Just over a week ago, the City Council voted to use grant money that would have helped fund citywide wireless Internet on a “point-to-point” system that can only be used by city employees. That effectively kills one of Mayor Carl Brewer’s campaign initiatives — at least for now. And it comes nearly a year after council members declined to accept blueprints offered by Azulstar and several other companies involved in spreading Internet access across entire cities. Now, a new article in The New York Times says that many cities that embarked on widespread wireless Internet have found themselves backing out or frustrated.
“Prices for Internet service on the broader market also began dropping to a level that, while above what many poor people could afford, was below what municipal Wi-Fi providers were offering, so the companies had to lower their rates even further, making investment in infrastructure even more risky.” — Terry Phillis, Philadelphia’s chief information officer, said in The New York Times article.

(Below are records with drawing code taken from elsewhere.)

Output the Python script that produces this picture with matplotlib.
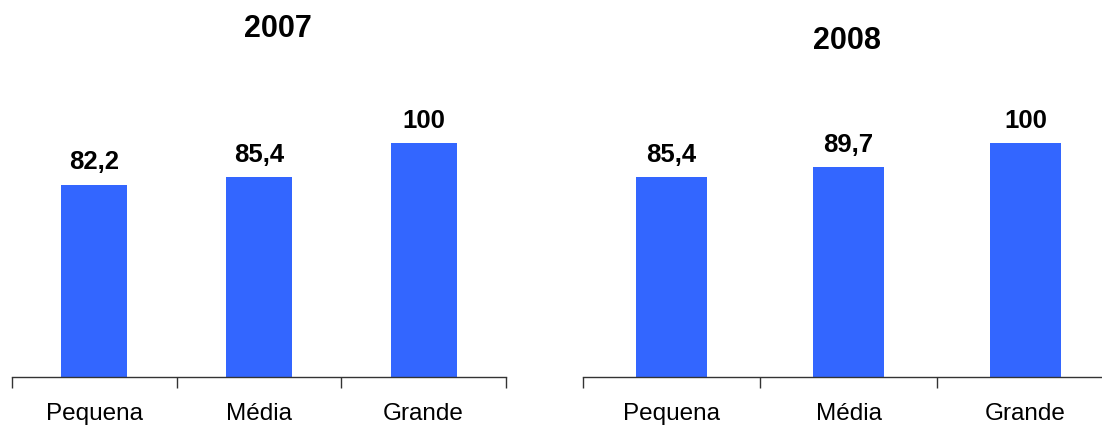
import matplotlib
matplotlib.use("Agg")
import matplotlib.pyplot as plt
from matplotlib.ticker import FixedLocator

plt.rcParams["font.family"] = ["Liberation Sans", "DejaVu Sans"]

categories = ["Pequena", "Média", "Grande"]
years = ["2007", "2008"]
values_2007 = [82.2, 85.4, 100]
values_2008 = [85.4, 89.7, 100]
labels_2007 = ["82,2", "85,4", "100"]
labels_2008 = ["85,4", "89,7", "100"]

W, H = 1102, 425
fig = plt.figure(figsize=(W / 100, H / 100), dpi=100)

bar_color = "#3366FF"


def px_axes(x0, x1, y_bottom, y_top):
    # pixel box (from top-left) -> figure fraction
    return [x0 / W, 1 - y_bottom / H, (x1 - x0) / W, (y_bottom - y_top) / H]


def draw_panel(ax, vals, labs):
    x = range(len(categories))
    ax.bar(x, vals, width=0.4, color=bar_color)
    ax.set_xlim(-0.5, 2.5)
    ax.set_ylim(0, 120)
    for s in ["top", "right", "left"]:
        ax.spines[s].set_visible(False)
    ax.spines["bottom"].set_color("#333333")
    ax.spines["bottom"].set_linewidth(1.0)
    ax.set_yticks([])
    ax.set_xticks(list(x))
    ax.set_xticklabels(categories, fontsize=17.5)
    ax.tick_params(axis="x", which="major", length=0, pad=19)
    ax.xaxis.set_minor_locator(FixedLocator([-0.5, 0.5, 1.5, 2.5]))
    ax.tick_params(axis="x", which="minor", length=8, width=1.0, color="#333333")
    for xi, v, t in zip(x, vals, labs):
        ax.annotate(t, (xi, v), xytext=(0, 11), textcoords="offset points",
                    ha="center", va="baseline", fontsize=18.5, fontweight="bold")


ax1 = fig.add_axes(px_axes(12, 506, 377, 96))
draw_panel(ax1, values_2007, labels_2007)

ax2 = fig.add_axes(px_axes(583, 1114, 377, 96))
draw_panel(ax2, values_2008, labels_2008)

fig.text(278 / W, 1 - 29 / H, years[0], ha="center", va="center",
         fontsize=22, fontweight="bold")
fig.text(847 / W, 1 - 41 / H, years[1], ha="center", va="center",
         fontsize=22, fontweight="bold")

fig.savefig("out.png", dpi=100)
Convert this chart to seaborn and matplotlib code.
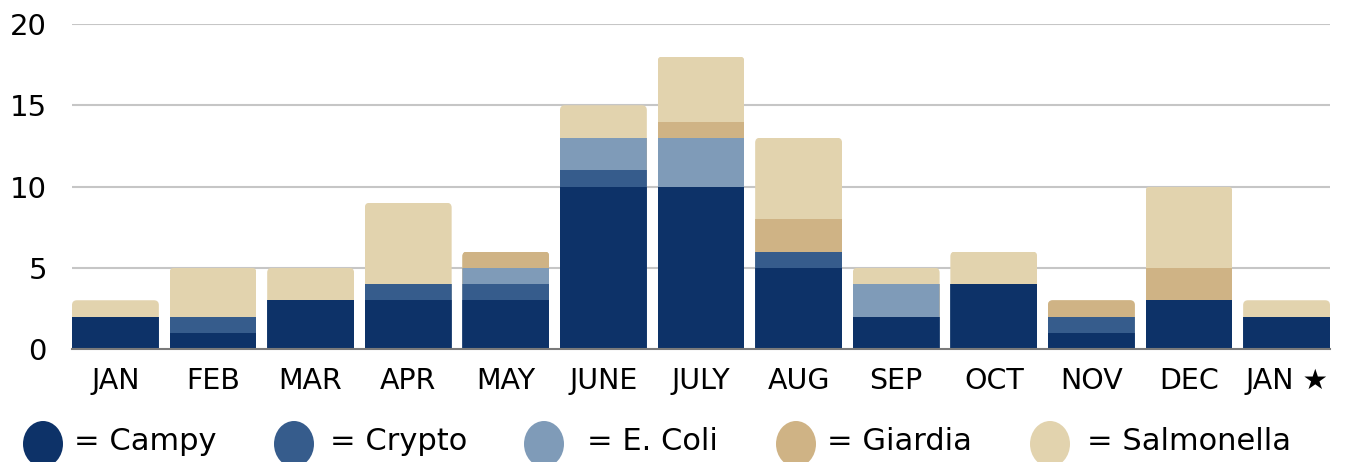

Following that trend are Azulstar’s problems in Rio Rancho, New Mexico that gave cold feet to Wichita’s council members who loved the idea of mostly-free web access. The company also had problems in Winston-Salem, North Carolina. Azulstar was the company Wichita’s tech department recommended, and Azulstar provided piles of research that showed how such a system could work here. But even the city’s tech gurus approached cautiously, based on interviews that happened before the council voted.
Municipal wireless offers one of the most promoted ways to bridge the so-called digital divide that leaves some of us connected to nearly endless information and others left to find information by more traditional means. Libraries seem to be the answer for many people who lack a connection now. But what’s ahead? Did Wichita save some troubles — or miss an opportunity?